Dan Hoyle's third solo play, "Tings Dey Happen," is based on his year in Nigeria studying oil politics. It is on stage at New York’s Culture Project, with Hoyle playing each of the more than 15 characters.

"We have everyone from the boys in Escravos,” he said, referring to an area in the Niger Delta, “the guys that really speak the pidgin English. And then you have the diplomats: 'Hi, Dan, yes, uh-uh…' You have the oil workers in the bars: 'Hey, Dan, oh yeah, I've been kidnapped plenty of times.' And we bring all these people to life in front of audiences, and let them decide what is really happening."

One of the lead characters is a community relation’s officer in a village in the Delta: "You know, when I was a young man like you, Nigeria was a big place,” the character says. “We were oil-rich Nigeria, everybody was drinking champagne and eating rice, and I'm thinking, at last the black man will be rich. But then oil price falls, and we clear away the bottles and have to drink dirty water again."

"These are characters that aren't easy to classify as good or bad. They're very conflicted,” Hoyle says. “I think that's the reality in most of the world. I think in the U.S. we kind of have the privilege to have absolutes, but I think in a lot of the world, your cousin is a militant, and your uncle is in the government and so you're kind of a mix of these things. And everyday there's a negotiation that happens, what choices you make."

A young mercenary sniper in the play throws away his guns, but later takes up arms again. "See, my dream is to go to university, so I need the money,” he says. “This is the Niger Delta, okay? Sometimes you have to kill some people to have your own dreams."

Hoyle's other characters include a prominent warlord, an American ambassador, and an adviser to an oil company.

"Look, Dan, I'm former military,” the latter man introduces himself. “Now I'm working for Exxon, security adviser. I got ex-military buddies getting hired for oil companies all over. You know why? We're not just pumping oil, Dan. We're managing war. Because nobody wants to piss off the Nigerian government, [expletive], we need their oil too bad. Oil companies making too much money. You wouldn't know it from Bob's suit here. Buy a suit, Bob."

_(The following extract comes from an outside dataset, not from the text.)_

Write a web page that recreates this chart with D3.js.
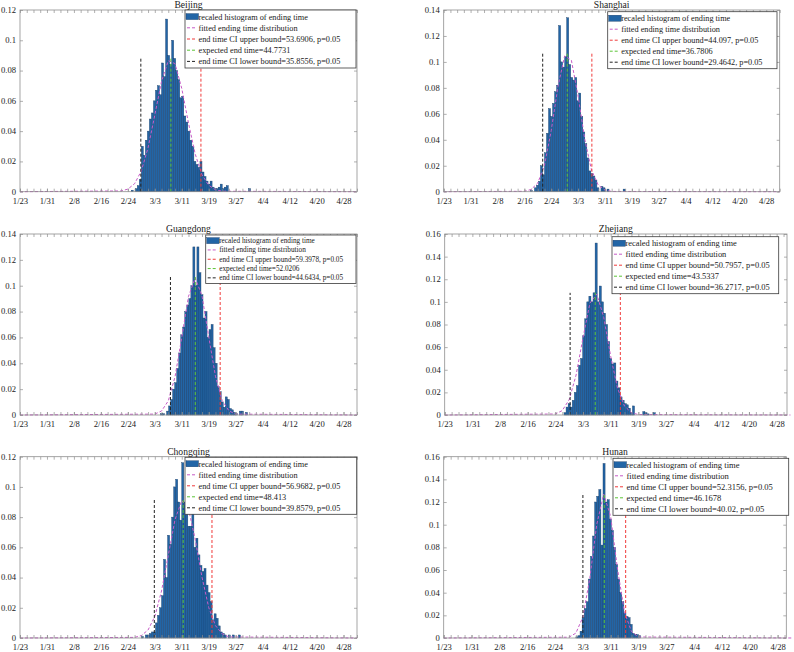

The warlord also comes across as human, and even humorous. “Warlord is very busy job, I don't recommend it,” he says in a mimed phone conversation. “No, he doesn't know Arnold Schwarzenegger, he's not a big actor,’” he says, referring to Hoyle. “‘His face? Bah!’ Everyone thinks you're such a big man, eh. They haven't seen you yet. You say we are stealing oil! My dear, how can we steal oil which belongs to us? Anyone who threatens the free flow of the blood money of our people -- you call me a terrorist? That I work for al-Qaida, eh? Sooner or later we will repossess the resources, whether they like it or not! Tell that to your ambassador!"

The lights change, and Hoyle shifts into the character of the American ambassador: "Hi, Dan, you don't need to call me Mr. Ambassador, that's quite all right. Please, have a seat. Cheryl, can you take some notes?"

The playwright sees international oil companies as a “proxy for a larger battle between government and citizens in Nigeria. I think what most people have decided is that they really have no recourse with their government,” Hoyle says. “They try to petition their government, nothing happens. They try to protest their government, they might get hurt. And unlike when they protest against an oil company, there's no Western media attention that that attracts. So, I think people are very savvy, and they've realized the way to get attention is by engaging with the oil companies."

“See what is really happening. Maybe you are scared to see, but you must try," the community relations officer urges Hoyle towards the end of the play. Hoyle says he hopes to return to Nigeria to perform the play, which he developed with director Charlie Varon. "Tings Dey Happen" had an earlier run in San Francisco, where writer-actor Dan Hoyle is based. His next play will probably be about small-town America, he says.